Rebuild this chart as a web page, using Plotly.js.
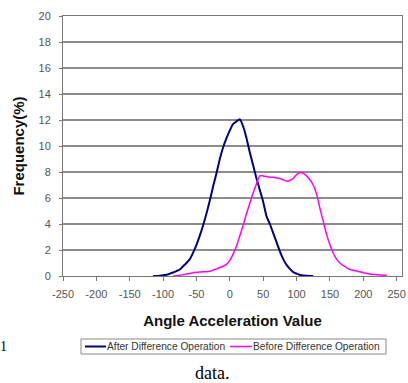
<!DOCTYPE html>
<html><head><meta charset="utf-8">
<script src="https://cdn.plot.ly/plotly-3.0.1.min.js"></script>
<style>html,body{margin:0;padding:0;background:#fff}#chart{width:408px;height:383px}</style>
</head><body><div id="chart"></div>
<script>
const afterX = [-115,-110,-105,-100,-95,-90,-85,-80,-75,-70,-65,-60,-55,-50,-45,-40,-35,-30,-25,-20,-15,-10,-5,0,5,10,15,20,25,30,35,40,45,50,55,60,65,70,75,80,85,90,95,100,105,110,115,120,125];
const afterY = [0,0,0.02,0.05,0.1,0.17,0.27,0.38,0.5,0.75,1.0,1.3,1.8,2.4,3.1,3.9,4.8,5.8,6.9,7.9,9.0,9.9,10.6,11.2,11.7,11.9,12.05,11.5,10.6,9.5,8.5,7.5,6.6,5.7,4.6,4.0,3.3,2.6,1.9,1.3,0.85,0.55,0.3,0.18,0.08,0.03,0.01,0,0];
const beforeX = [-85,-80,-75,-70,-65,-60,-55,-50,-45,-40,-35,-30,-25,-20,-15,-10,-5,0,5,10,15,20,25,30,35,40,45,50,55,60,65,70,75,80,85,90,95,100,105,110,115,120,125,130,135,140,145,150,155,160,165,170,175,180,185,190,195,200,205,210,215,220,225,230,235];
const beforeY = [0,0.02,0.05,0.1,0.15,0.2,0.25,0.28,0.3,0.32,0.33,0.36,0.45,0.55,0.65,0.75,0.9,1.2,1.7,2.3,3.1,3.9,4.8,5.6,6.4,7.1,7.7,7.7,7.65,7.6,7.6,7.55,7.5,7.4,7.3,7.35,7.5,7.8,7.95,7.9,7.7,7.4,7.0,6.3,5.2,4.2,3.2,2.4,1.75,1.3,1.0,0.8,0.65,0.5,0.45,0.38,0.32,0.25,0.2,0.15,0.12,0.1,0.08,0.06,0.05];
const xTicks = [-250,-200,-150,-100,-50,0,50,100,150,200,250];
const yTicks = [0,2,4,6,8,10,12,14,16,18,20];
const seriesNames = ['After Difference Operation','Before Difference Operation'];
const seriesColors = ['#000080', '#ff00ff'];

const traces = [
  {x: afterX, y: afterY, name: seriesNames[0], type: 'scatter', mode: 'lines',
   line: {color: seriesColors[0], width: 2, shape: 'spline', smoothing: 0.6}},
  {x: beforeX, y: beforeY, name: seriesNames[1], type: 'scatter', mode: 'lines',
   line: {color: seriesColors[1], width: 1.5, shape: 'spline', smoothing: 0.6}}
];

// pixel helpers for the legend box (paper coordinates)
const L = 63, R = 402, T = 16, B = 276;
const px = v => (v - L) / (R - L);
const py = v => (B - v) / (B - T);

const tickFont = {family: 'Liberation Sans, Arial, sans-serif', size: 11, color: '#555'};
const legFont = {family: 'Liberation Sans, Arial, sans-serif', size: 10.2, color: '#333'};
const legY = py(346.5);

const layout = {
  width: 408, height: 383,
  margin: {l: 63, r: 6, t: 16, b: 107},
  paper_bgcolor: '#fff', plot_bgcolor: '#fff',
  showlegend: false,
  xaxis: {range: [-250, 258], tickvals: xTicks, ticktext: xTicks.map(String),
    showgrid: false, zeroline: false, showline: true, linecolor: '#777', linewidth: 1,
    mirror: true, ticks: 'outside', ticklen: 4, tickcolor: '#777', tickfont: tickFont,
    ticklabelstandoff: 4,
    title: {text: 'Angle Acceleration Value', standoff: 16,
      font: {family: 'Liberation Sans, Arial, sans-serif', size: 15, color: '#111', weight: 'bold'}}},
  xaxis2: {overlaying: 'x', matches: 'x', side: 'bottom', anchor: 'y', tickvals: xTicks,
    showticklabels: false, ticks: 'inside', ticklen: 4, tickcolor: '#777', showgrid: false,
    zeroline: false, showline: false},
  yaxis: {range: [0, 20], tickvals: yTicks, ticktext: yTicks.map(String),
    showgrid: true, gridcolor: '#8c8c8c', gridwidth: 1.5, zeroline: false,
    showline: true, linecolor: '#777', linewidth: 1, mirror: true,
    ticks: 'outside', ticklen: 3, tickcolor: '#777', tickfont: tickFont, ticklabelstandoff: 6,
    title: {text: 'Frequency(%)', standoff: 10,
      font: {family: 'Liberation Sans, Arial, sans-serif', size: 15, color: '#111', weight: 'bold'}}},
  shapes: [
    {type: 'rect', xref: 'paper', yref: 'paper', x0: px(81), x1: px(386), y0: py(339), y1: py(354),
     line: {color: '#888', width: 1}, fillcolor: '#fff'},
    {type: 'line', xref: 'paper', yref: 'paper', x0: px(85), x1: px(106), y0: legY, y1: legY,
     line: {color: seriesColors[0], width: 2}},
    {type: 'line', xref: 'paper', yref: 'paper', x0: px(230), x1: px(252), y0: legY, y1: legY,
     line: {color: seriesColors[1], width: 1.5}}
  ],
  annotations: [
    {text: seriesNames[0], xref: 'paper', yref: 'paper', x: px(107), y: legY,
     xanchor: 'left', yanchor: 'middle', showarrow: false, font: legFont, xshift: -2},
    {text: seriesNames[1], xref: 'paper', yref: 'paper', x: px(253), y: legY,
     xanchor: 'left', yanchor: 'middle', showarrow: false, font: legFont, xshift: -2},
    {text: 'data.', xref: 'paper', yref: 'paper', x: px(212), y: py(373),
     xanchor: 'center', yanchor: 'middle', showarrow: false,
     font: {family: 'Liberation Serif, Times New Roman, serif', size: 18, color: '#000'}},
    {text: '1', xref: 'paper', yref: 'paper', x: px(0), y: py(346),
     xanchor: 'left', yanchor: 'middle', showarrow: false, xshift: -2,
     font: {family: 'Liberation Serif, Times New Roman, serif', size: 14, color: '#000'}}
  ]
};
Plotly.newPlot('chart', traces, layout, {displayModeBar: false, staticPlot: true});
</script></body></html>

# # # #

#### WHAT YOU HAVE TO DO
Every line above should be returned word for word, with the pictures left behind.

#### FULL RESPONSE
Rebuild this chart as a web page, using Plotly.js.
<!DOCTYPE html>
<html><head><meta charset="utf-8">
<script src="https://cdn.plot.ly/plotly-3.0.1.min.js"></script>
<style>html,body{margin:0;padding:0;background:#fff}#chart{width:408px;height:383px}</style>
</head><body><div id="chart"></div>
<script>
const afterX = [-115,-110,-105,-100,-95,-90,-85,-80,-75,-70,-65,-60,-55,-50,-45,-40,-35,-30,-25,-20,-15,-10,-5,0,5,10,15,20,25,30,35,40,45,50,55,60,65,70,75,80,85,90,95,100,105,110,115,120,125];
const afterY = [0,0,0.02,0.05,0.1,0.17,0.27,0.38,0.5,0.75,1.0,1.3,1.8,2.4,3.1,3.9,4.8,5.8,6.9,7.9,9.0,9.9,10.6,11.2,11.7,11.9,12.05,11.5,10.6,9.5,8.5,7.5,6.6,5.7,4.6,4.0,3.3,2.6,1.9,1.3,0.85,0.55,0.3,0.18,0.08,0.03,0.01,0,0];
const beforeX = [-85,-80,-75,-70,-65,-60,-55,-50,-45,-40,-35,-30,-25,-20,-15,-10,-5,0,5,10,15,20,25,30,35,40,45,50,55,60,65,70,75,80,85,90,95,100,105,110,115,120,125,130,135,140,145,150,155,160,165,170,175,180,185,190,195,200,205,210,215,220,225,230,235];
const beforeY = [0,0.02,0.05,0.1,0.15,0.2,0.25,0.28,0.3,0.32,0.33,0.36,0.45,0.55,0.65,0.75,0.9,1.2,1.7,2.3,3.1,3.9,4.8,5.6,6.4,7.1,7.7,7.7,7.65,7.6,7.6,7.55,7.5,7.4,7.3,7.35,7.5,7.8,7.95,7.9,7.7,7.4,7.0,6.3,5.2,4.2,3.2,2.4,1.75,1.3,1.0,0.8,0.65,0.5,0.45,0.38,0.32,0.25,0.2,0.15,0.12,0.1,0.08,0.06,0.05];
const xTicks = [-250,-200,-150,-100,-50,0,50,100,150,200,250];
const yTicks = [0,2,4,6,8,10,12,14,16,18,20];
const seriesNames = ['After Difference Operation','Before Difference Operation'];
const seriesColors = ['#000080', '#ff00ff'];

const traces = [
  {x: afterX, y: afterY, name: seriesNames[0], type: 'scatter', mode: 'lines',
   line: {color: seriesColors[0], width: 2, shape: 'spline', smoothing: 0.6}},
  {x: beforeX, y: beforeY, name: seriesNames[1], type: 'scatter', mode: 'lines',
   line: {color: seriesColors[1], width: 1.5, shape: 'spline', smoothing: 0.6}}
];

// pixel helpers for the legend box (paper coordinates)
const L = 63, R = 402, T = 16, B = 276;
const px = v => (v - L) / (R - L);
const py = v => (B - v) / (B - T);

const tickFont = {family: 'Liberation Sans, Arial, sans-serif', size: 11, color: '#555'};
const legFont = {family: 'Liberation Sans, Arial, sans-serif', size: 10.2, color: '#333'};
const legY = py(346.5);

const layout = {
  width: 408, height: 383,
  margin: {l: 63, r: 6, t: 16, b: 107},
  paper_bgcolor: '#fff', plot_bgcolor: '#fff',
  showlegend: false,
  xaxis: {range: [-250, 258], tickvals: xTicks, ticktext: xTicks.map(String),
    showgrid: false, zeroline: false, showline: true, linecolor: '#777', linewidth: 1,
    mirror: true, ticks: 'outside', ticklen: 4, tickcolor: '#777', tickfont: tickFont,
    ticklabelstandoff: 4,
    title: {text: 'Angle Acceleration Value', standoff: 16,
      font: {family: 'Liberation Sans, Arial, sans-serif', size: 15, color: '#111', weight: 'bold'}}},
  xaxis2: {overlaying: 'x', matches: 'x', side: 'bottom', anchor: 'y', tickvals: xTicks,
    showticklabels: false, ticks: 'inside', ticklen: 4, tickcolor: '#777', showgrid: false,
    zeroline: false, showline: false},
  yaxis: {range: [0, 20], tickvals: yTicks, ticktext: yTicks.map(String),
    showgrid: true, gridcolor: '#8c8c8c', gridwidth: 1.5, zeroline: false,
    showline: true, linecolor: '#777', linewidth: 1, mirror: true,
    ticks: 'outside', ticklen: 3, tickcolor: '#777', tickfont: tickFont, ticklabelstandoff: 6,
    title: {text: 'Frequency(%)', standoff: 10,
      font: {family: 'Liberation Sans, Arial, sans-serif', size: 15, color: '#111', weight: 'bold'}}},
  shapes: [
    {type: 'rect', xref: 'paper', yref: 'paper', x0: px(81), x1: px(386), y0: py(339), y1: py(354),
     line: {color: '#888', width: 1}, fillcolor: '#fff'},
    {type: 'line', xref: 'paper', yref: 'paper', x0: px(85), x1: px(106), y0: legY, y1: legY,
     line: {color: seriesColors[0], width: 2}},
    {type: 'line', xref: 'paper', yref: 'paper', x0: px(230), x1: px(252), y0: legY, y1: legY,
     line: {color: seriesColors[1], width: 1.5}}
  ],
  annotations: [
    {text: seriesNames[0], xref: 'paper', yref: 'paper', x: px(107), y: legY,
     xanchor: 'left', yanchor: 'middle', showarrow: false, font: legFont, xshift: -2},
    {text: seriesNames[1], xref: 'paper', yref: 'paper', x: px(253), y: legY,
     xanchor: 'left', yanchor: 'middle', showarrow: false, font: legFont, xshift: -2},
    {text: 'data.', xref: 'paper', yref: 'paper', x: px(212), y: py(373),
     xanchor: 'center', yanchor: 'middle', showarrow: false,
     font: {family: 'Liberation Serif, Times New Roman, serif', size: 18, color: '#000'}},
    {text: '1', xref: 'paper', yref: 'paper', x: px(0), y: py(346),
     xanchor: 'left', yanchor: 'middle', showarrow: false, xshift: -2,
     font: {family: 'Liberation Serif, Times New Roman, serif', size: 14, color: '#000'}}
  ]
};
Plotly.newPlot('chart', traces, layout, {displayModeBar: false, staticPlot: true});
</script></body></html>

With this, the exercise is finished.